The fund has risen 5.8 percent this year, versus 2.5 percent for the S&P 500.

Rodriguez is hoarding cash because he expects increasing oil-market volatility to spook rival fund managers into dumping shares that he can snatch up at a discount. Having a large cash position means he won't have to sell any stocks at a loss to free up funds for new investment opportunities.

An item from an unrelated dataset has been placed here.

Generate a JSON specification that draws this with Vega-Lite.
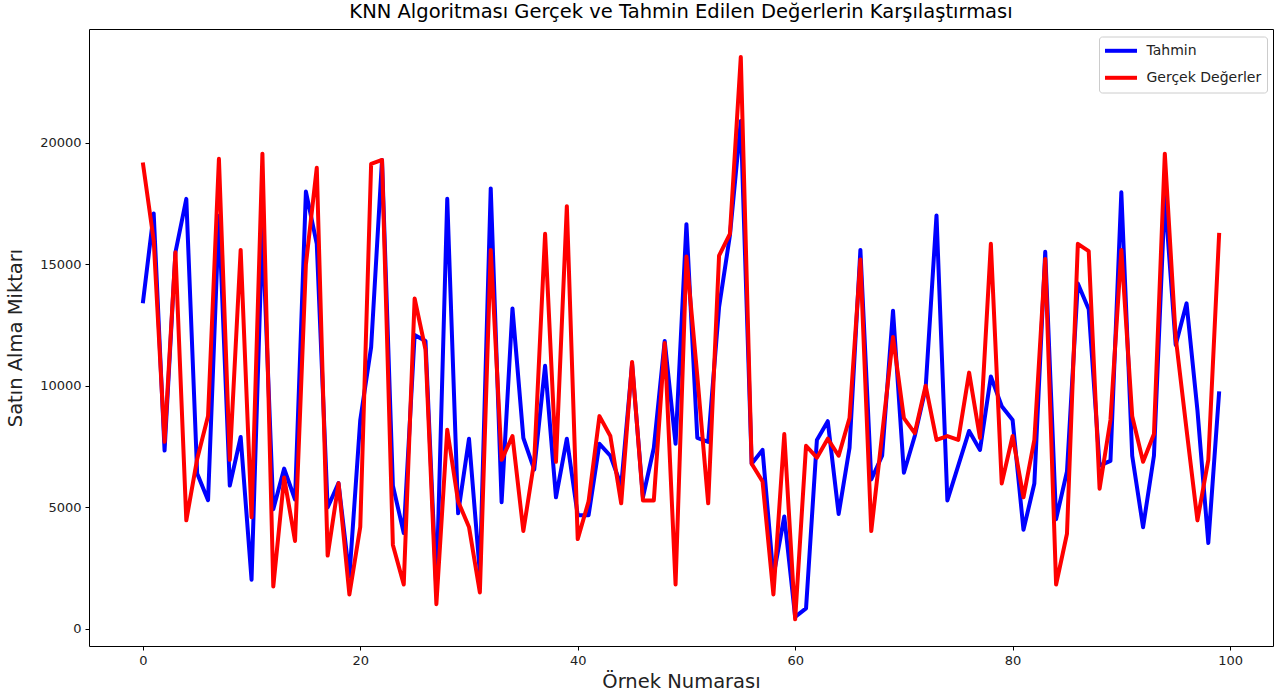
{
  "$schema": "https://vega.github.io/schema/vega-lite/v6.json",
  "width": 1184,
  "height": 617,
  "autosize": "none",
  "padding": {"left": 89, "top": 29, "right": 6, "bottom": 54},
  "background": "white",
  "title": {"text": "KNN Algoritması Gerçek ve Tahmin Edilen Değerlerin Karşılaştırması", "fontSize": 19.5, "font": "DejaVu Sans", "fontWeight": "normal", "color": "black", "offset": 7, "anchor": "middle"},
  "config": {
    "view": {"stroke": "black", "strokeWidth": 1},
    "axis": {"domain": false, "grid": false, "tickColor": "black", "tickSize": 4, "labelFont": "DejaVu Sans", "labelFontSize": 13, "labelColor": "#222", "labelPadding": 4, "titleFont": "DejaVu Sans", "titleFontSize": 19.5, "titleFontWeight": "normal", "titleColor": "#222"}
  },
  "data": {"values": [
    {"i": 0, "Tahmin": 13400, "Gerçek Değerler": 19200},
    {"i": 1, "Tahmin": 17100, "Gerçek Değerler": 16000},
    {"i": 2, "Tahmin": 7340, "Gerçek Değerler": 7700},
    {"i": 3, "Tahmin": 15500, "Gerçek Değerler": 15500},
    {"i": 4, "Tahmin": 17700, "Gerçek Değerler": 4470},
    {"i": 5, "Tahmin": 6400, "Gerçek Değerler": 7000},
    {"i": 6, "Tahmin": 5300, "Gerçek Değerler": 8760},
    {"i": 7, "Tahmin": 17000, "Gerçek Değerler": 19350},
    {"i": 8, "Tahmin": 5900, "Gerçek Değerler": 6960},
    {"i": 9, "Tahmin": 7900, "Gerçek Değerler": 15600},
    {"i": 10, "Tahmin": 2030, "Gerçek Değerler": 4600},
    {"i": 11, "Tahmin": 16500, "Gerçek Değerler": 19560},
    {"i": 12, "Tahmin": 4930, "Gerçek Değerler": 1750},
    {"i": 13, "Tahmin": 6600, "Gerçek Değerler": 6230},
    {"i": 14, "Tahmin": 5330, "Gerçek Değerler": 3620},
    {"i": 15, "Tahmin": 18000, "Gerçek Değerler": 15000},
    {"i": 16, "Tahmin": 15850, "Gerçek Değerler": 18980},
    {"i": 17, "Tahmin": 5000, "Gerçek Değerler": 3020},
    {"i": 18, "Tahmin": 6000, "Gerçek Değerler": 6000},
    {"i": 19, "Tahmin": 2160, "Gerçek Değerler": 1420},
    {"i": 20, "Tahmin": 8600, "Gerçek Değerler": 4200},
    {"i": 21, "Tahmin": 11600, "Gerçek Değerler": 19140},
    {"i": 22, "Tahmin": 19300, "Gerçek Değerler": 19300},
    {"i": 23, "Tahmin": 5900, "Gerçek Değerler": 3460},
    {"i": 24, "Tahmin": 3950, "Gerçek Değerler": 1830},
    {"i": 25, "Tahmin": 12100, "Gerçek Değerler": 13600},
    {"i": 26, "Tahmin": 11850, "Gerçek Değerler": 11500},
    {"i": 27, "Tahmin": 1600, "Gerçek Değerler": 1020},
    {"i": 28, "Tahmin": 17700, "Gerçek Değerler": 8200},
    {"i": 29, "Tahmin": 4760, "Gerçek Değerler": 5250},
    {"i": 30, "Tahmin": 7830, "Gerçek Değerler": 4200},
    {"i": 31, "Tahmin": 2300, "Gerçek Değerler": 1500},
    {"i": 32, "Tahmin": 18130, "Gerçek Değerler": 15600},
    {"i": 33, "Tahmin": 5220, "Gerçek Değerler": 6960},
    {"i": 34, "Tahmin": 13190, "Gerçek Değerler": 7940},
    {"i": 35, "Tahmin": 7860, "Gerçek Değerler": 4030},
    {"i": 36, "Tahmin": 6560, "Gerçek Değerler": 6900},
    {"i": 37, "Tahmin": 10830, "Gerçek Değerler": 16260},
    {"i": 38, "Tahmin": 5420, "Gerçek Değerler": 6880},
    {"i": 39, "Tahmin": 7830, "Gerçek Değerler": 17400},
    {"i": 40, "Tahmin": 4680, "Gerçek Değerler": 3700},
    {"i": 41, "Tahmin": 4680, "Gerçek Değerler": 5250},
    {"i": 42, "Tahmin": 7620, "Gerçek Değerler": 8760},
    {"i": 43, "Tahmin": 7130, "Gerçek Değerler": 7940},
    {"i": 44, "Tahmin": 5900, "Gerçek Değerler": 5170},
    {"i": 45, "Tahmin": 10900, "Gerçek Değerler": 10990},
    {"i": 46, "Tahmin": 5420, "Gerçek Değerler": 5290},
    {"i": 47, "Tahmin": 7450, "Gerçek Değerler": 5290},
    {"i": 48, "Tahmin": 11850, "Gerçek Değerler": 11770},
    {"i": 49, "Tahmin": 7620, "Gerçek Değerler": 1830},
    {"i": 50, "Tahmin": 16660, "Gerçek Değerler": 15330},
    {"i": 51, "Tahmin": 7860, "Gerçek Değerler": 10400},
    {"i": 52, "Tahmin": 7700, "Gerçek Değerler": 5170},
    {"i": 53, "Tahmin": 13240, "Gerçek Değerler": 15360},
    {"i": 54, "Tahmin": 16200, "Gerçek Değerler": 16260},
    {"i": 55, "Tahmin": 20900, "Gerçek Değerler": 23540},
    {"i": 56, "Tahmin": 6800, "Gerçek Değerler": 6800},
    {"i": 57, "Tahmin": 7370, "Gerçek Değerler": 6070},
    {"i": 58, "Tahmin": 2160, "Gerçek Değerler": 1420},
    {"i": 59, "Tahmin": 4630, "Gerçek Değerler": 8020},
    {"i": 60, "Tahmin": 500, "Gerçek Değerler": 400},
    {"i": 61, "Tahmin": 850, "Gerçek Değerler": 7540},
    {"i": 62, "Tahmin": 7780, "Gerçek Değerler": 7050},
    {"i": 63, "Tahmin": 8550, "Gerçek Değerler": 7830},
    {"i": 64, "Tahmin": 4730, "Gerçek Değerler": 7130},
    {"i": 65, "Tahmin": 7450, "Gerçek Değerler": 8680},
    {"i": 66, "Tahmin": 15600, "Gerçek Değerler": 15200},
    {"i": 67, "Tahmin": 6150, "Gerçek Değerler": 4030},
    {"i": 68, "Tahmin": 7130, "Gerçek Değerler": 8000},
    {"i": 69, "Tahmin": 13100, "Gerçek Değerler": 12020},
    {"i": 70, "Tahmin": 6430, "Gerçek Değerler": 8680},
    {"i": 71, "Tahmin": 7940, "Gerçek Değerler": 8060},
    {"i": 72, "Tahmin": 9900, "Gerçek Değerler": 10010},
    {"i": 73, "Tahmin": 17020, "Gerçek Değerler": 7780},
    {"i": 74, "Tahmin": 5290, "Gerçek Değerler": 7940},
    {"i": 75, "Tahmin": 6720, "Gerçek Değerler": 7780},
    {"i": 76, "Tahmin": 8150, "Gerçek Değerler": 10550},
    {"i": 77, "Tahmin": 7370, "Gerçek Değerler": 7860},
    {"i": 78, "Tahmin": 10390, "Gerçek Değerler": 15850},
    {"i": 79, "Tahmin": 9170, "Gerçek Değerler": 5990},
    {"i": 80, "Tahmin": 8600, "Gerçek Değerler": 7940},
    {"i": 81, "Tahmin": 4080, "Gerçek Değerler": 5420},
    {"i": 82, "Tahmin": 5990, "Gerçek Değerler": 7780},
    {"i": 83, "Tahmin": 15520, "Gerçek Değerler": 15230},
    {"i": 84, "Tahmin": 4520, "Gerçek Değerler": 1830},
    {"i": 85, "Tahmin": 6480, "Gerçek Değerler": 3920},
    {"i": 86, "Tahmin": 14220, "Gerçek Değerler": 15850},
    {"i": 87, "Tahmin": 13160, "Gerçek Değerler": 15550},
    {"i": 88, "Tahmin": 6720, "Gerçek Değerler": 5770},
    {"i": 89, "Tahmin": 6920, "Gerçek Değerler": 8600},
    {"i": 90, "Tahmin": 17970, "Gerçek Değerler": 15600},
    {"i": 91, "Tahmin": 7130, "Gerçek Değerler": 8760},
    {"i": 92, "Tahmin": 4190, "Gerçek Değerler": 6880},
    {"i": 93, "Tahmin": 7130, "Gerçek Değerler": 8020},
    {"i": 94, "Tahmin": 17800, "Gerçek Değerler": 19560},
    {"i": 95, "Tahmin": 11690, "Gerçek Değerler": 12000},
    {"i": 96, "Tahmin": 13400, "Gerçek Değerler": 8200},
    {"i": 97, "Tahmin": 9000, "Gerçek Değerler": 4470},
    {"i": 98, "Tahmin": 3540, "Gerçek Değerler": 6960},
    {"i": 99, "Tahmin": 9780, "Gerçek Değerler": 16300}
  ]},
  "transform": [{"fold": ["Tahmin", "Gerçek Değerler"], "as": ["seri", "deger"]}],
  "mark": {"type": "line", "strokeWidth": 4, "strokeJoin": "round"},
  "encoding": {
    "x": {"field": "i", "type": "quantitative", "scale": {"domain": [-4.95, 103.95], "nice": false, "zero": false}, "axis": {"values": [0, 20, 40, 60, 80, 100], "title": "Örnek Numarası", "titlePadding": 5}},
    "y": {"field": "deger", "type": "quantitative", "scale": {"domain": [-700, 24690], "nice": false, "zero": false}, "axis": {"values": [0, 5000, 10000, 15000, 20000], "format": "d", "title": "Satın Alma Miktarı", "titlePadding": 14}},
    "color": {"field": "seri", "type": "nominal", "scale": {"domain": ["Tahmin", "Gerçek Değerler"], "range": ["#0000ff", "#ff0000"]}, "legend": {"title": null, "orient": "none", "legendX": 1010, "legendY": 7.5, "symbolType": "M-2.46,0H2.46", "symbolSize": 169, "symbolStrokeWidth": 4, "symbolOffset": 7.7, "labelOffset": 17, "labelFont": "DejaVu Sans", "labelFontSize": 14, "labelColor": "#222", "fillColor": "white", "strokeColor": "#cccccc", "padding": 5.8, "cornerRadius": 3, "rowPadding": 10}}
  }
}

``Most fund managers are gutless wonders,'' said Rodriguez, 58. ``Volatility is your friend if you use it appropriately.'' New York crude oil futures touched a record $78.40 a barrel last July and dropped briefly below $50 last month. They rose to $61.54 a barrel at 10:55 a.m. today on the New York Mercantile Exchange.

Black Monday Buyer

When equity markets collapsed on Oct. 19, 1987, in the infamous Black Monday crash, Rodriguez began buying stock in discount brokerage Quick & Reilly for about $3.75 a share, eventually building a 10 percent stake.

FleetBoston Financial Corp., now part of Bank of America Corp., bought the brokerage in 1998 for the equivalent of $41 a share.

``I've made my money over the past 30 years by being a shrewd buyer during times of chaos,'' Rodriguez said.

Rodriguez says he arrived at his $100-a-barrel forecast by calculating the average annual change in U.S. oil prices since 1933. He cut that average annual percentage gain in half to estimate how much prices will rise during the next decade.

``I think that's actually a conservative number,'' he said. ``We'll be above $100.''


Growth in worldwide oil demand is expected to accelerate to 1.6 percent this year from a growth rate of 0.9 percent in 2006, according to the International Energy Agency in Paris. Exxon Mobil Corp., the world's biggest oil company, expects global demand to continue rising by 1.6 percent a year through 2030.

The Cantarell field in the Gulf of Mexico pumped 1.44 million barrels of oil a day in December, down from 1.92 million at the start of 2006, according to Mexican government statistics. The field, produced when the Chicxulub meteor slammed into the Earth and created a 950-foot-thick pile of pulverized rock, was discovered in 1976 and began producing oil three years later.